What you will do: It is required that the lines from the top of the listing through the line with "const lastYear = 2006;" be reproduced exactly, excluding pictures.

* * * * * * * * *

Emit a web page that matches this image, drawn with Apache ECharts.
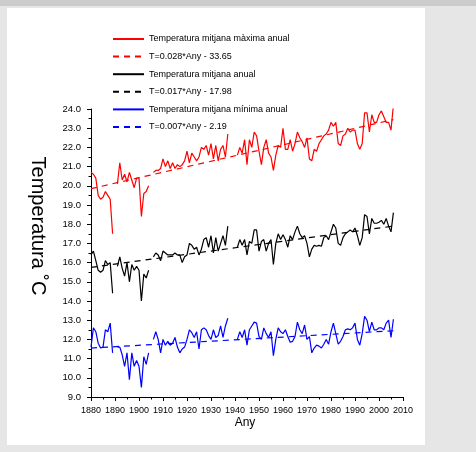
<!DOCTYPE html>
<html>
<head>
<meta charset="utf-8">
<script src="https://cdn.jsdelivr.net/npm/echarts@6/dist/echarts.min.js"></script>
<style>
  html, body { margin: 0; padding: 0; background: #e6e6e6; width: 476px; height: 452px; overflow: hidden; }
  #topbar { position: absolute; left: 0; top: 0; width: 476px; height: 6px; background: #cccccc; }
  #panel { position: absolute; left: 7px; top: 8px; width: 418px; height: 437px; background: #ffffff; }
  #chart { position: absolute; left: 0; top: 0; width: 476px; height: 452px; }
</style>
</head>
<body>
<div id="topbar"></div>
<div id="panel"></div>
<div id="chart"></div>
<script>
// ---- Data (years 1880..2006, null = missing year) ----
const firstYear = 1880;
const lastYear = 2006;

const tMax = [
  20.7, 20.6, 20.4, 19.5, 19.3, 19.4, 19.7, 19.5, 19.3, 17.5,
  null,
  20.1, 21.2, 20.3, 20.6, 20.2, 20.7, 20.3, 19.9, 20.4, 20.4, 18.4, 19.6, 19.7, 20.0,
  null,
  20.7, 20.8, 20.8, 20.9, 21.4, 21.0, 21.3, 20.9, 21.2, 20.9, 21.1, 21.0, 21.1, 21.3, 21.8, 21.2,
  21.7, 21.5, 21.3, 21.5, 22.0, 21.9, 22.1, 21.6, 22.2, 21.4, 22.1, 21.3, 21.9, 22.1, 21.5, 22.7,
  null, null, null,
  21.6, 22.0, 21.7, 22.4, 21.1, 22.4, 22.0, 22.8, 22.6, 21.8,
  21.1, 22.0, 22.4, 21.7, 21.5, 20.8, 21.6, 22.1, 22.0, 23.0,
  21.9, 21.9, 22.4, 21.8, 22.2, 22.8, 22.5, 22.3, 22.0, 22.5,
  21.4, 21.3, 21.9, 21.8, 22.2, 22.4, 22.6, 22.7, 22.9, 23.3,
  23.1, 23.3, 22.2, 22.1, 22.6, 22.7, 23.0, 22.8, 22.9, 22.9,
  22.2, 21.9, 22.2, 23.8, 23.8, 22.8, 23.7, 23.3, 23.3, 23.7,
  23.9, 23.6, 23.3, 23.3, 22.9, 24.2
];

const tMean = [
  16.4, 16.6, 16.1, 15.6, 15.5, 15.6, 16.1, 15.9, 16.0, 14.4,
  null,
  15.8, 16.3, 15.7, 15.3, 16.0, 15.0, 15.9, 15.6, 15.8, 15.6, 14.0, 15.4, 15.2, 15.6,
  null,
  16.3, 16.5, 16.4, 16.1, 16.6, 16.5, 16.4, 16.4, 16.4, 16.5, 16.4, 16.4, 16.0, 16.3, 16.4, 17.0,
  16.9, 16.7, 16.8, 16.4, 16.7, 17.2, 17.3, 16.8, 17.4, 16.5, 17.3, 16.6, 17.0, 17.4, 16.9, 17.9,
  null, null, null,
  16.8, 17.2, 16.9, 17.2, 16.4, 17.1, 17.0, 17.7, 17.7, 16.6,
  17.1, 17.2, 16.6, 17.0, 17.2, 15.9, 17.0, 17.5, 17.2, 17.45,
  17.2, 16.8, 17.4, 17.2, 17.6, 17.9, 17.5, 17.3, 17.4, 17.0,
  16.3, 16.7, 16.9, 16.85, 16.9, 16.85, 17.3, 17.4, 17.2, 17.6,
  18.0, 17.8, 17.0, 16.9, 17.3, 17.5, 17.6, 17.7, 17.6, 17.8,
  17.4, 16.9, 17.3, 18.5, 18.4, 17.5, 18.3, 18.05, 18.05, 18.1,
  18.2, 18.0, 18.3, 17.9, 17.6, 18.6
];

const tMin = [
  11.6, 12.6, 12.4, 11.8, 11.55, 11.6, 12.5, 12.4, 12.85, 11.3,
  null,
  11.6, 11.6, 11.2, 10.6, 11.3, 9.9, 11.3, 10.6, 10.9, 10.6, 9.5, 11.1, 10.7, 11.3,
  null,
  12.0, 12.4, 12.0, 11.3, 12.0, 11.7, 11.9, 11.7, 11.8, 12.1, 11.6, 11.3, 11.5, 11.6, 12.0, 12.5,
  12.35, 12.1, 12.4, 11.5, 12.5, 12.6, 12.5, 12.2, 12.0, 12.5, 12.1, 12.2, 12.7, 12.1, 12.7, 13.1,
  null, null, null,
  12.0, 12.4, 12.1, 12.5, 11.7, 12.5, 12.7, 12.9, 12.85, 12.15,
  12.0, 12.6, 12.3, 12.1, 12.4, 11.15, 12.0, 12.6, 12.4, 12.3,
  12.5, 12.15, 11.85, 11.9, 12.15, 12.9, 12.5, 12.3, 12.75, 12.0,
  12.15, 11.3, 11.55, 11.7, 11.65, 11.55, 11.75, 12.0, 11.75, 12.4,
  12.85, 12.3, 11.75, 11.9, 12.15, 12.5, 12.55, 12.5, 12.6, 12.85,
  12.0, 11.7, 12.3, 13.2, 13.0, 12.4, 12.9, 12.5, 12.5, 12.6,
  12.6, 12.5, 12.85, 13.0, 12.1, 13.05
];

// Trend lines (end points)
const trendYears = [1880, 2006];
const trendMax = [19.85, 23.45];
const trendMean = [15.75, 17.9];
const trendMin = [11.55, 12.45];

const seriesNames = [
  'Temperatura mitjana màxima anual',
  'T=0.028*Any - 33.65',
  'Temperatura mitjana anual',
  'T=0.017*Any - 17.98',
  'Temperatura mitjana mínima anual',
  'T=0.007*Any - 2.19'
];

const yTitle = 'Temperatura ˚C';
const xTitle = 'Any';

// ---- Build ----
const years = [];
for (let y = firstYear; y <= lastYear; y++) years.push(y);
const pairs = (vals) => years.map((y, i) => [y, vals[i] === null ? '-' : vals[i]]);
const tpairs = (vals) => trendYears.map((y, i) => [y, vals[i]]);

const FONT = "'Liberation Sans', Arial, sans-serif";
const RED = '#ff0000', BLACK = '#000000', BLUE = '#0000ff';
const DASH = [6, 5];

const chart = echarts.init(document.getElementById('chart'), null, { renderer: 'canvas' });

function dataSeries(name, vals, color) {
  return {
    name, type: 'line', data: pairs(vals), symbol: 'none', connectNulls: false,
    lineStyle: { color, width: 1.2 }, itemStyle: { color }, z: 2
  };
}
function trendSeries(name, vals, color) {
  return {
    name, type: 'line', data: tpairs(vals), symbol: 'none',
    lineStyle: { color, width: 1.2, type: DASH }, itemStyle: { color }, z: 3
  };
}

chart.setOption({
  animation: false,
  backgroundColor: 'transparent',
  grid: { left: 91, top: 109, right: 73, bottom: 55, containLabel: false },
  legend: {
    orient: 'vertical', left: 107, top: 29,
    itemWidth: 31, itemHeight: 10, itemGap: 7.6,
    itemStyle: { opacity: 0 },
    textStyle: { fontFamily: FONT, fontSize: 9, color: '#000', lineHeight: 10 },
    data: seriesNames,
    selectedMode: false
  },
  xAxis: {
    type: 'value', min: 1880, max: 2010, interval: 10,
    axisLine: { show: true, lineStyle: { color: '#000', width: 1 } },
    axisTick: { show: true, length: 4, lineStyle: { color: '#000' } },
    minorTick: { show: true, splitNumber: 2, length: 2.5, lineStyle: { color: '#000' } },
    splitLine: { show: false },
    axisLabel: { color: '#000', fontFamily: FONT, fontSize: 9, margin: 9, hideOverlap: false,
                 showMinLabel: true, showMaxLabel: true, formatter: v => String(v) }
  },
  yAxis: {
    type: 'value', min: 9, max: 24, interval: 1,
    axisLine: { show: true, lineStyle: { color: '#000', width: 1 } },
    axisTick: { show: true, length: 4, lineStyle: { color: '#000' } },
    minorTick: { show: true, splitNumber: 2, length: 2.5, lineStyle: { color: '#000' } },
    splitLine: { show: false },
    axisLabel: { color: '#000', fontFamily: FONT, fontSize: 9.5, margin: 10, formatter: v => v.toFixed(1) }
  },
  graphic: [
    { type: 'text', rotation: -Math.PI / 2, x: 38, y: 226,
      style: { text: yTitle, font: "20px 'Liberation Sans', Arial, sans-serif", fill: '#000', textAlign: 'center', textVerticalAlign: 'middle' } },
    { type: 'text', x: 245, y: 423,
      style: { text: xTitle, font: "12px 'Liberation Sans', Arial, sans-serif", fill: '#000', textAlign: 'center', textVerticalAlign: 'middle' } }
  ],
  series: [
    dataSeries(seriesNames[0], tMax, RED),
    trendSeries(seriesNames[1], trendMax, RED),
    dataSeries(seriesNames[2], tMean, BLACK),
    trendSeries(seriesNames[3], trendMean, BLACK),
    dataSeries(seriesNames[4], tMin, BLUE),
    trendSeries(seriesNames[5], trendMin, BLUE)
  ]
});
</script>
</body>
</html>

* * * * * * * * *

Output for this exercise:
Emit a web page that matches this image, drawn with Apache ECharts.
<!DOCTYPE html>
<html>
<head>
<meta charset="utf-8">
<script src="https://cdn.jsdelivr.net/npm/echarts@6/dist/echarts.min.js"></script>
<style>
  html, body { margin: 0; padding: 0; background: #e6e6e6; width: 476px; height: 452px; overflow: hidden; }
  #topbar { position: absolute; left: 0; top: 0; width: 476px; height: 6px; background: #cccccc; }
  #panel { position: absolute; left: 7px; top: 8px; width: 418px; height: 437px; background: #ffffff; }
  #chart { position: absolute; left: 0; top: 0; width: 476px; height: 452px; }
</style>
</head>
<body>
<div id="topbar"></div>
<div id="panel"></div>
<div id="chart"></div>
<script>
// ---- Data (years 1880..2006, null = missing year) ----
const firstYear = 1880;
const lastYear = 2006;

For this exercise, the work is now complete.